A generic version of NASONEX became available in the United States in March 2016; as a result, the company anticipates significant losses of future NASONEX sales. Additionally, in June 2016 the company will lose U.S. patent protection for CUBICIN (daptomycin for injection), an I.V. antibiotic, and significant losses of CUBICIN sales are expected to occur thereafter.
Animal Health Revenue Performance
Animal Health sales, which totaled $829 million for the first quarter of 2016, were in line with sales from the first quarter of 2015. Excluding the impact of foreign exchange, Animal Health sales grew 9 percent, primarily driven by BRAVECTO (fluralaner), a chewable tablet that kills fleas and ticks in dogs for up to 12 weeks.

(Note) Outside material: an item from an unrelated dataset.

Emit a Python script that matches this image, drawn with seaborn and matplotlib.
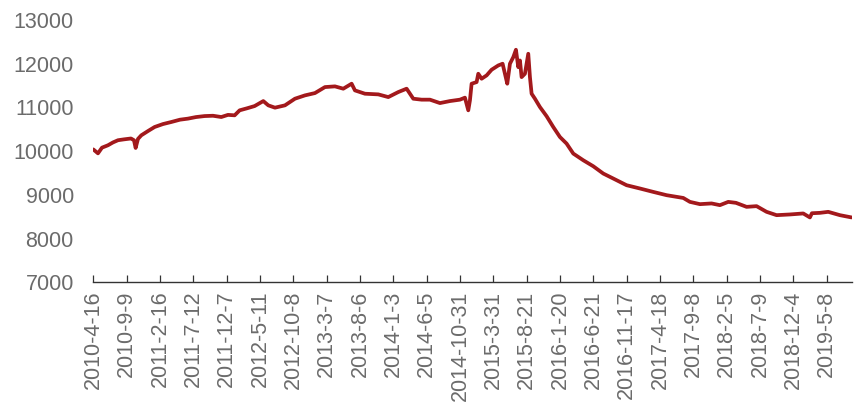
import matplotlib
matplotlib.use("Agg")
import matplotlib.pyplot as plt
import pandas as pd
import seaborn as sns

# trading-day index (from 2010-4-16) and index level
day = [0, 14, 26, 44, 59, 74, 92, 113, 122, 127, 134, 144, 164, 184, 209, 234,
       260, 284, 308, 334, 359, 384, 404, 424, 439, 461, 484, 510, 525, 545,
       575, 605, 635, 665, 695, 725, 750, 775, 785, 815, 855, 885, 915, 940,
       960, 985, 1010, 1040, 1070, 1100, 1115, 1125, 1130, 1135, 1150, 1155,
       1165, 1180, 1195, 1215, 1228, 1235, 1242, 1250, 1260, 1268, 1275, 1280,
       1285, 1295, 1305, 1310, 1315, 1325, 1340, 1360, 1380, 1400, 1420, 1440,
       1470, 1500, 1530, 1560, 1600, 1640, 1680, 1720, 1770, 1790, 1820, 1855,
       1880, 1905, 1928, 1960, 1990, 2020, 2050, 2090, 2130, 2150, 2156, 2180,
       2205, 2240, 2275]
value = [10040, 9950, 10080, 10135, 10200, 10250, 10270, 10290, 10250, 10073,
         10280, 10363, 10460, 10553, 10620, 10667, 10720, 10744, 10780, 10803,
         10810, 10781, 10830, 10820, 10934, 10980, 11032, 11146, 11048, 10995,
         11048, 11200, 11276, 11329, 11466, 11482, 11429, 11543, 11390, 11314,
         11299, 11237, 11352, 11429, 11200, 11178, 11178, 11100, 11146, 11178,
         11224, 10934, 11162, 11543, 11580, 11771, 11657, 11733, 11863, 11961,
         12000, 11771, 11543, 12000, 12150, 12320, 11922, 12075, 11694, 11771,
         12228, 11694, 11315, 11200, 11009, 10800, 10553, 10324, 10173, 9945,
         9792, 9655, 9488, 9374, 9221, 9146, 9068, 8993, 8930, 8840, 8788, 8804,
         8765, 8840, 8818, 8726, 8742, 8612, 8536, 8552, 8575, 8484, 8580, 8589,
         8612, 8536, 8484]

tick_labels = ["2010-4-16", "2010-9-9", "2011-2-16", "2011-7-12", "2011-12-7",
               "2012-5-11", "2012-10-8", "2013-3-7", "2013-8-6", "2014-1-3",
               "2014-6-5", "2014-10-31", "2015-3-31", "2015-8-21", "2016-1-20",
               "2016-6-21", "2016-11-17", "2017-4-18", "2017-9-8", "2018-2-5",
               "2018-7-9", "2018-12-4", "2019-5-8"]

df = pd.DataFrame({"day": day, "value": value})

sns.set_style("white")
plt.rcParams["font.family"] = ["Liberation Sans", "DejaVu Sans"]

fig = plt.figure(figsize=(8.64, 4.17), dpi=100)
ax = fig.add_axes([0.108, 0.323, 0.878, 0.629])

sns.lineplot(data=df, x="day", y="value", color="#A3191C", linewidth=2.7, ax=ax)

ax.set_xlim(0, 2276)
ax.set_ylim(7000, 13000)
ax.set_yticks(range(7000, 13001, 1000))
ax.set_xticks([i * 100 for i in range(len(tick_labels))])
ax.set_xticklabels(tick_labels, rotation=90)
ax.set_xlabel("")
ax.set_ylabel("")

for s in ["top", "right", "left"]:
    ax.spines[s].set_visible(False)
ax.spines["bottom"].set_color("#333333")
ax.spines["bottom"].set_linewidth(1.0)

ax.tick_params(axis="x", direction="in", length=5, width=0.9, color="#333333",
               labelsize=15.5, labelcolor="#6b6b6b", pad=6, bottom=True)
ax.tick_params(axis="y", length=0, labelsize=15.5, labelcolor="#6b6b6b", pad=14)

fig.savefig("out.png", dpi=100)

First-Quarter 2016 Expense and Other Information
The tables that follow present selected expense information.
$ in millions Included in expenses for the period
Acquisition-
and
First Quarter Divestiture- Restructuring
2016 GAAP
Related Costs4
Costs
Non-GAAP1
Materials and production $3,572 $1,386 $47 $2,139
Marketing and administrative 2,318 2 3 2,313
Research and development 1,659 35 55 1,569
Restructuring costs 91 – 91 –
First Quarter
2015
Materials and production $3,569 $1,250 $105 $2,214
Marketing and administrative 2,601 227 36 2,338
Research and development 1,737 63 2 1,672
Restructuring costs 82 – 82 –
The gross margin was 61.6 percent for the first quarter of 2016 compared to 62.1 percent for the first quarter of 2015, reflecting 15.4 and 14.4 unfavorable percentage point impacts, respectively, from the acquisition- and divestiture-related costs and restructuring costs noted above.

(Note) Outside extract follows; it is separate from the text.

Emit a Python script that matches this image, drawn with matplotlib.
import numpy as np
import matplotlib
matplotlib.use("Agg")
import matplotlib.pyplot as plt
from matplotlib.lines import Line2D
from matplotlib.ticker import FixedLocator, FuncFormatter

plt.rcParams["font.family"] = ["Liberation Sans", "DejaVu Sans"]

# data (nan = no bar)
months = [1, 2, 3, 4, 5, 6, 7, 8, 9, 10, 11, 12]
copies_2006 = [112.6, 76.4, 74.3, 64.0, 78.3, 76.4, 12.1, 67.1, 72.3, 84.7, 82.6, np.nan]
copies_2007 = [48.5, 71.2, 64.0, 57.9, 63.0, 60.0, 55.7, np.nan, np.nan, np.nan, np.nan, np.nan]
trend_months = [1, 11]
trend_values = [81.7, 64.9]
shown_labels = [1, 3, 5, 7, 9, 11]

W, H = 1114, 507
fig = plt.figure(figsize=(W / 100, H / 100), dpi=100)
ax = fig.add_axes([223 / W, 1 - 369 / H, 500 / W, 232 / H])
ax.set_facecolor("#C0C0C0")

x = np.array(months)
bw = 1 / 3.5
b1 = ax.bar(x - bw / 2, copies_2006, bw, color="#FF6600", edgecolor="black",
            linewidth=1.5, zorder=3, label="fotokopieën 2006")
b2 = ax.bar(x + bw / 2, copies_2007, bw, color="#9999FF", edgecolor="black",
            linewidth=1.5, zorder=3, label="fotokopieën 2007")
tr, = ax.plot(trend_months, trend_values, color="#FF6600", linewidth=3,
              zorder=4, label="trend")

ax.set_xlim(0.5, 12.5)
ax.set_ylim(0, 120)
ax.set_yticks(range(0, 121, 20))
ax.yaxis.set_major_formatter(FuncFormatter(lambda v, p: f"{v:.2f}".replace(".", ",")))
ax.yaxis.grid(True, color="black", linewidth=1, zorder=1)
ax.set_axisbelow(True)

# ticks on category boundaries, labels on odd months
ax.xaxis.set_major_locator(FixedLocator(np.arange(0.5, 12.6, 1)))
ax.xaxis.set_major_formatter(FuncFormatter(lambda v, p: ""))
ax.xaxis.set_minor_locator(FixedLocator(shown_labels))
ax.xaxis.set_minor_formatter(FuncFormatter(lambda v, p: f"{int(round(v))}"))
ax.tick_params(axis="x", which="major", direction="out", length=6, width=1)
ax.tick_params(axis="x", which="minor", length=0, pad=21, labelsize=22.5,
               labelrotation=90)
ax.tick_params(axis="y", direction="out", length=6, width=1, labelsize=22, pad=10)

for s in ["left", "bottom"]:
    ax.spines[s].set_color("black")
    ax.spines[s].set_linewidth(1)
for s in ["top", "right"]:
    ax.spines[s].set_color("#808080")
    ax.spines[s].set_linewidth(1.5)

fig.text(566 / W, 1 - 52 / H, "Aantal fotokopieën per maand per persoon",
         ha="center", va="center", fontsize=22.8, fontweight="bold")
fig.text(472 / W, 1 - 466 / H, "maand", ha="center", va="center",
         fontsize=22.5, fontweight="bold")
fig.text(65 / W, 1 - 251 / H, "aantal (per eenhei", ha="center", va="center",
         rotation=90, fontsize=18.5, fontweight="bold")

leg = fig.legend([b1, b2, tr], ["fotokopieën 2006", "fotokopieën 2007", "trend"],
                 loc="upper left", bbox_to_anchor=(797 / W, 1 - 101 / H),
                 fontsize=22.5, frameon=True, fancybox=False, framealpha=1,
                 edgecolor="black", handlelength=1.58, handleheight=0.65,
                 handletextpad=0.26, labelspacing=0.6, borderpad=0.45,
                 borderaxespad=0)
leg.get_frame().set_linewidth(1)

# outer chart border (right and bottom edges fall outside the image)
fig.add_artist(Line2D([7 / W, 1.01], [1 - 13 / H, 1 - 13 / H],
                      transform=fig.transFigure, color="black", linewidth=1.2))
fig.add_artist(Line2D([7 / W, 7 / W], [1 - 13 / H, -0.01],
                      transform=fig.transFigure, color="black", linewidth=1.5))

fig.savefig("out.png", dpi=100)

Research and development (R&D) expenses, on a non-GAAP basis, were $1.6 billion in the first quarter of 2016, a 6 percent decrease compared to the first quarter of 2015, primarily driven by lower licensing expenses.
Financial Outlook
Merck continues to expect its full-year 2016 GAAP EPS to be between $1.96 and $2.23. The company has narrowed and raised its full-year 2016 non-GAAP EPS to be between $3.65 and $3.77, including an approximately 2 percent negative impact from foreign exchange at mid-April exchange rates. The non-GAAP range excludes acquisition- and divestiture-related costs and costs related to restructuring programs. The change in the non-GAAP EPS range reflects recent favorability in foreign exchange rates, partially offset by the earlier than expected entry of a generic version of NASONEX in the United States.
At mid-April exchange rates, Merck now anticipates full-year 2016 revenues to be between $39.0 billion and $40.2 billion, including an approximately 2 percent negative impact from foreign exchange.
In addition, the company continues to expect full-year 2016 non-GAAP marketing and administrative expenses to be below 2015 levels and R&D expenses to be modestly above 2015 levels.
The company continues to anticipate its full-year 2016 non-GAAP tax rate will be in the range of 21.5 to 22.5 percent, including a 2016 R&D tax credit.
A reconciliation of anticipated 2016 EPS, as reported in accordance with GAAP to non-GAAP EPS that excludes certain items, is provided in the table below.
Full Year
$ in millions, except EPS amounts 2016
GAAP EPS $1.96 to $2.23
Difference3 1.69 to 1.54
Non-GAAP EPS that excludes items listed below $3.65 to $3.77
Acquisition- and divestiture-related costs $4,700 to $4,400
Restructuring costs 900 to 700
Net decrease (increase) in income before taxes 5,600 to 5,100
Estimated income tax (benefit) expense (900) to (805)
Decrease (increase) in net income $4,700 to $4,295
Total Employees
As of March 31, 2016, Merck had approximately 68,000 employees worldwide.